BEGIN

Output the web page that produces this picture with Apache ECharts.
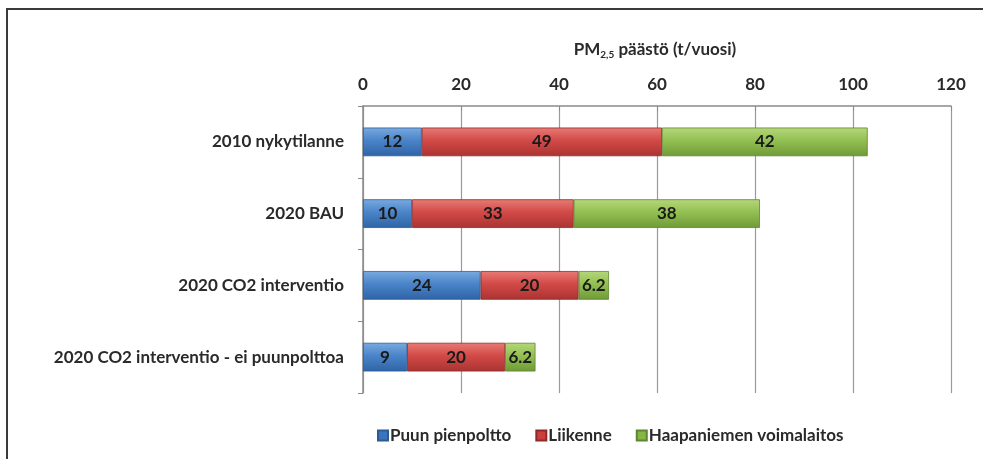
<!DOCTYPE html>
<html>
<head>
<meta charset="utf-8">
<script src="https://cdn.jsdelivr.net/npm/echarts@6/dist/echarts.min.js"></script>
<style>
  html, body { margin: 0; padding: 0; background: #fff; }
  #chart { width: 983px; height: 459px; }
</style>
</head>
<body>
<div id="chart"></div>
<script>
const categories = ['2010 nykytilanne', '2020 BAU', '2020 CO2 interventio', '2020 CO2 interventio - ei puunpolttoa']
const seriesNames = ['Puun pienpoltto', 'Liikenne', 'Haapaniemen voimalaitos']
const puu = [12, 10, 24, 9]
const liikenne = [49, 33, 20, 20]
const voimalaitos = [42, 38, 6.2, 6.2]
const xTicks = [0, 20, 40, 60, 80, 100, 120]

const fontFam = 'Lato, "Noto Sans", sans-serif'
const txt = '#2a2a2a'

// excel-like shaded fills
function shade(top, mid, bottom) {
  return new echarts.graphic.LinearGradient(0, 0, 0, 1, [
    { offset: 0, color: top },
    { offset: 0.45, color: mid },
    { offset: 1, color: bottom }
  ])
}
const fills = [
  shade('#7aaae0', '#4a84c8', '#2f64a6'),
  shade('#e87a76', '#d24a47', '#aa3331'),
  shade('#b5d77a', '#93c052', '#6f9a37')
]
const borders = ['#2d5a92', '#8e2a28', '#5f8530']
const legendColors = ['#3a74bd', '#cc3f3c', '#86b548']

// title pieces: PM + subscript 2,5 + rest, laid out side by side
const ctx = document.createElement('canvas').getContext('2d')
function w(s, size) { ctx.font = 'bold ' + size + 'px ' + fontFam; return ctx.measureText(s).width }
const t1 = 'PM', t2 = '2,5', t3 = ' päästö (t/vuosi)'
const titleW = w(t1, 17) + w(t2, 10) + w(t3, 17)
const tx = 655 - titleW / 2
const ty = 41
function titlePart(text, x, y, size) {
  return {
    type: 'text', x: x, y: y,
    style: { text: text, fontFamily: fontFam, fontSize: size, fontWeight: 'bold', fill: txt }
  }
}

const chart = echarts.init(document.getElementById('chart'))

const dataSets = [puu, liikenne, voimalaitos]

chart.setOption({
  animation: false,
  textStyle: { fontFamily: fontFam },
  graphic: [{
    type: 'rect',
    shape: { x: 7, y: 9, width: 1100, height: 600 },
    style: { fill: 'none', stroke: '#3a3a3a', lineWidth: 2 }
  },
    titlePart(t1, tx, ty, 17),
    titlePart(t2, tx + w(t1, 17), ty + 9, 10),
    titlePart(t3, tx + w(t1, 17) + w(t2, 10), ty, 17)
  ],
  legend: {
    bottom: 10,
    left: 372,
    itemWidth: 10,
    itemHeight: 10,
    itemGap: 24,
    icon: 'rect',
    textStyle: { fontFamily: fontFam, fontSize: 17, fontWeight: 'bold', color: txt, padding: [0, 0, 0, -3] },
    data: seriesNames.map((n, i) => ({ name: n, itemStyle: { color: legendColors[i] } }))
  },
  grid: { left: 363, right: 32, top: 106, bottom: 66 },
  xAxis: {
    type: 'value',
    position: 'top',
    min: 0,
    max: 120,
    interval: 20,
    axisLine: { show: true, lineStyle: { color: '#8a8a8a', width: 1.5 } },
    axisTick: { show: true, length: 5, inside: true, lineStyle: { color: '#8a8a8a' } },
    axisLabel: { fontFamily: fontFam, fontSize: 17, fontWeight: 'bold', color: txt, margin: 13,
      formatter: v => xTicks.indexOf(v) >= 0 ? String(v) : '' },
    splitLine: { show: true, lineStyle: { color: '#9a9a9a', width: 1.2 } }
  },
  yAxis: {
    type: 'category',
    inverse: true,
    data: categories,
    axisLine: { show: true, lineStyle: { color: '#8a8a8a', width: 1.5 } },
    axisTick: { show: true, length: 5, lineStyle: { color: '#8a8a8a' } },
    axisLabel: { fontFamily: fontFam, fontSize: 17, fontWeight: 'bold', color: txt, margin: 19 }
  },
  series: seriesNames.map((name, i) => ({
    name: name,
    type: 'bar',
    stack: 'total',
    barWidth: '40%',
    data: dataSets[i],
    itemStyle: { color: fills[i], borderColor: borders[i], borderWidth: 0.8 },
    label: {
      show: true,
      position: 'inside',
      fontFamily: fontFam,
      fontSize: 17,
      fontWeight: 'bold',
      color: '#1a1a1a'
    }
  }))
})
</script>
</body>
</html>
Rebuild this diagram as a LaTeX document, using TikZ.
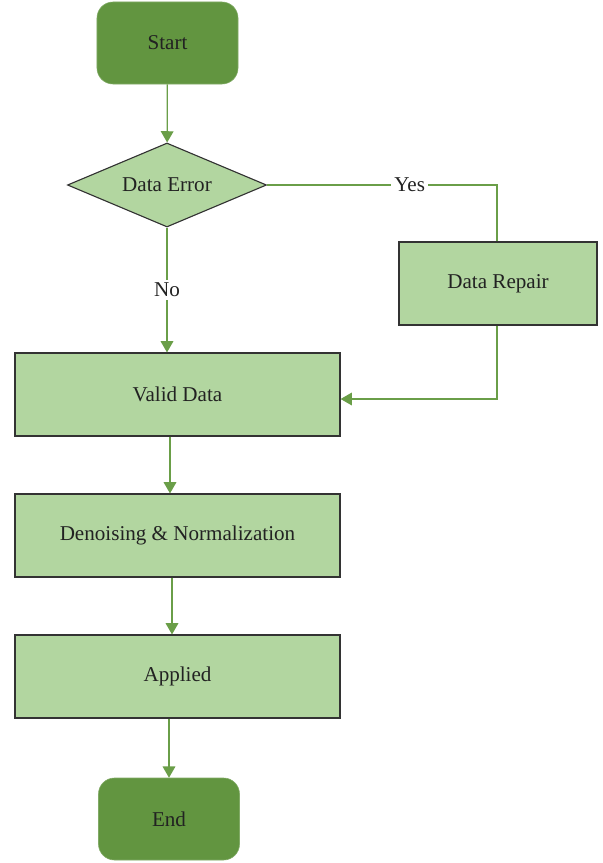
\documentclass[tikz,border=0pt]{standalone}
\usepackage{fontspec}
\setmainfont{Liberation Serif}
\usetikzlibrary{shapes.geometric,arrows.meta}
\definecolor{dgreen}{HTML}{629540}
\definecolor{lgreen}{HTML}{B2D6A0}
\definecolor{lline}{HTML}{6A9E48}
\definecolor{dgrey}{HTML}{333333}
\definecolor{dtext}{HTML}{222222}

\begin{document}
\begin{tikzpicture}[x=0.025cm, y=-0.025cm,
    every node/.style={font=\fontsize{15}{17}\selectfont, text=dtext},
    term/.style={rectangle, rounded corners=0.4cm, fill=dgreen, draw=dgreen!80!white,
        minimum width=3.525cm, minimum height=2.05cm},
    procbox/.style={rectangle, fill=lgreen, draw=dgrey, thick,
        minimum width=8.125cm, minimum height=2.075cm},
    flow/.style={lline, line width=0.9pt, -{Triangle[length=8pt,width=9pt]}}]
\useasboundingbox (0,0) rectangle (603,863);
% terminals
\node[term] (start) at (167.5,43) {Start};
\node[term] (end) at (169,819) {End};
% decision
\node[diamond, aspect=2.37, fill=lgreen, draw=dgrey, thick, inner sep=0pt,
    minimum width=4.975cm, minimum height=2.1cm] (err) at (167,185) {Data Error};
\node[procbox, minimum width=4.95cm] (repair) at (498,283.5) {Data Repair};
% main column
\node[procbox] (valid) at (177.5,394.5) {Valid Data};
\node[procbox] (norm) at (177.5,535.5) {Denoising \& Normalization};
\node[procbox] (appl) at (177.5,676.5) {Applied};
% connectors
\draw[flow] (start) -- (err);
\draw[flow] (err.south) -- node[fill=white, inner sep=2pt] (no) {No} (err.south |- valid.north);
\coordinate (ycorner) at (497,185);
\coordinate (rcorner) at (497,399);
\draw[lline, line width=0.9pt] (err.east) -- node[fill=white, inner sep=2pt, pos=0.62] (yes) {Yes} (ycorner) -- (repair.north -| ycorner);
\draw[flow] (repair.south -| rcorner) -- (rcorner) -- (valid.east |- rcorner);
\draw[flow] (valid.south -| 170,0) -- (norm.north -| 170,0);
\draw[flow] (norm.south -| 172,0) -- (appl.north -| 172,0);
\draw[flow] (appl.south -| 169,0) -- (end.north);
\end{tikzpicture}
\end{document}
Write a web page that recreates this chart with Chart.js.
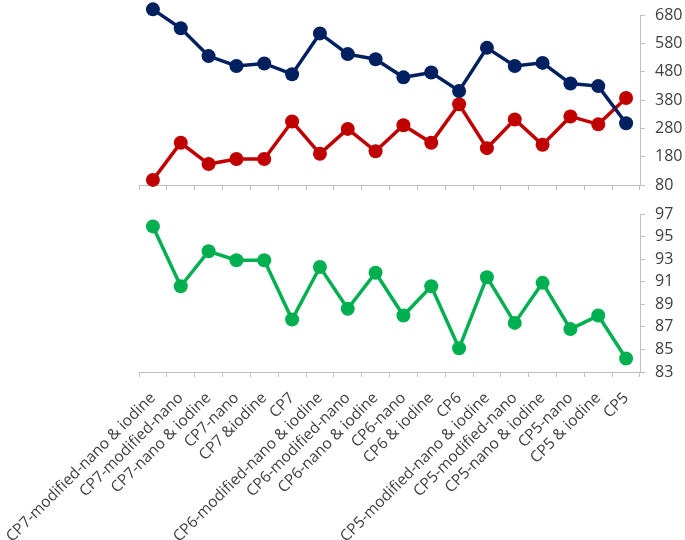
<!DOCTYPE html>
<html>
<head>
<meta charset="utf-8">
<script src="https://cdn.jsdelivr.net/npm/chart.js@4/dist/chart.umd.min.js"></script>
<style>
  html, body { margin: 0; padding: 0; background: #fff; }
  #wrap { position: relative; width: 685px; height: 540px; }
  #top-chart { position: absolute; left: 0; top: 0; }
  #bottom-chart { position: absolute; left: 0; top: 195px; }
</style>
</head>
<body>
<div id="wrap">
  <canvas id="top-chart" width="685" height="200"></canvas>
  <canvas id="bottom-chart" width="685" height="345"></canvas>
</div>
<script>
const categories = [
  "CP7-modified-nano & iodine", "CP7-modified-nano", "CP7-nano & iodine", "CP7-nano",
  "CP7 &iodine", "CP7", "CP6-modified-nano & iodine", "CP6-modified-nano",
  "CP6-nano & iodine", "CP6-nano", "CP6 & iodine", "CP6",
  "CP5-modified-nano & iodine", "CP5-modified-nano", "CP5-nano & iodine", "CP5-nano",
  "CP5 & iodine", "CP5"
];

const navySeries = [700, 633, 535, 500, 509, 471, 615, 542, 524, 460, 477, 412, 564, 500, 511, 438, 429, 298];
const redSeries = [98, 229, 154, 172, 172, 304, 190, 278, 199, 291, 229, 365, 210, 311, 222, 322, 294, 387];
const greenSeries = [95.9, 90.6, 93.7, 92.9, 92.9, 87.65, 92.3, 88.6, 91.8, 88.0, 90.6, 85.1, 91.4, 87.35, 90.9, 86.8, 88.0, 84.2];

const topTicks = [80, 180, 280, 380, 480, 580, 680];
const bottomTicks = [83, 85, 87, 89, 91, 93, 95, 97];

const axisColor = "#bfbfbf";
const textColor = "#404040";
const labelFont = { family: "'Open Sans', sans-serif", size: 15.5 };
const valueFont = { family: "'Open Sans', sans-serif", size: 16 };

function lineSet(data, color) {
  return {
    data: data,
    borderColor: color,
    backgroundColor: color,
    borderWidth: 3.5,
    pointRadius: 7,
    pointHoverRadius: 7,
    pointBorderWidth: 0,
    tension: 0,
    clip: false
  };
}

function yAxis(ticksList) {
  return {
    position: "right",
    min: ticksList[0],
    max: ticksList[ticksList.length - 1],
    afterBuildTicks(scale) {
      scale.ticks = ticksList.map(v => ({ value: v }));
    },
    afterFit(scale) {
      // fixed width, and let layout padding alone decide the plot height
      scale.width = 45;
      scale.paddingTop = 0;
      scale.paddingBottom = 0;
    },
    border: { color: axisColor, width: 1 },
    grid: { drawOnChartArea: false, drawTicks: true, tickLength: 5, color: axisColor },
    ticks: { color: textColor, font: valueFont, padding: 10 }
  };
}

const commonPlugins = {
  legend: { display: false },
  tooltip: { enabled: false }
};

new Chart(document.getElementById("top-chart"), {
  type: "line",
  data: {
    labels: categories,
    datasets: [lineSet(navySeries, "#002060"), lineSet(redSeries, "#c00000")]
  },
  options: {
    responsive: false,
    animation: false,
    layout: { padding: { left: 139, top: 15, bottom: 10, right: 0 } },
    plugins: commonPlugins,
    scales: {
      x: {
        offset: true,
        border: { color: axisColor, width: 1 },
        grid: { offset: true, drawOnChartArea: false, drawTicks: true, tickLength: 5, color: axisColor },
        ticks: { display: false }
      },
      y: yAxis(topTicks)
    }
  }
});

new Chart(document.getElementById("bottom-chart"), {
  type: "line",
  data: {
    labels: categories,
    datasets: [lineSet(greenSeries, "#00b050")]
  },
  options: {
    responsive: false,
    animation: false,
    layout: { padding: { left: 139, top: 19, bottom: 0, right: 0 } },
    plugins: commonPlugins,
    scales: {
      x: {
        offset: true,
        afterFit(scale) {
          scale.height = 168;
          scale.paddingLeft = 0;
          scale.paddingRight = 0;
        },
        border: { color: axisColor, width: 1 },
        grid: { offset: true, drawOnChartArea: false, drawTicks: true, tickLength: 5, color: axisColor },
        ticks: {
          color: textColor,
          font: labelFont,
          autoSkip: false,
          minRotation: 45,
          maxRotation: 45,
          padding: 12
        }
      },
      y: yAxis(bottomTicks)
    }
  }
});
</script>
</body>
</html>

END

_Your task_
Leave the pictures out and please restate exactly the lines running from the start of the material through the one with "const txt = '#2a2a2a'".

_Exercise answer_
Output the web page that produces this picture with Apache ECharts.
<!DOCTYPE html>
<html>
<head>
<meta charset="utf-8">
<script src="https://cdn.jsdelivr.net/npm/echarts@6/dist/echarts.min.js"></script>
<style>
  html, body { margin: 0; padding: 0; background: #fff; }
  #chart { width: 983px; height: 459px; }
</style>
</head>
<body>
<div id="chart"></div>
<script>
const categories = ['2010 nykytilanne', '2020 BAU', '2020 CO2 interventio', '2020 CO2 interventio - ei puunpolttoa']
const seriesNames = ['Puun pienpoltto', 'Liikenne', 'Haapaniemen voimalaitos']
const puu = [12, 10, 24, 9]
const liikenne = [49, 33, 20, 20]
const voimalaitos = [42, 38, 6.2, 6.2]
const xTicks = [0, 20, 40, 60, 80, 100, 120]

const fontFam = 'Lato, "Noto Sans", sans-serif'
const txt = '#2a2a2a'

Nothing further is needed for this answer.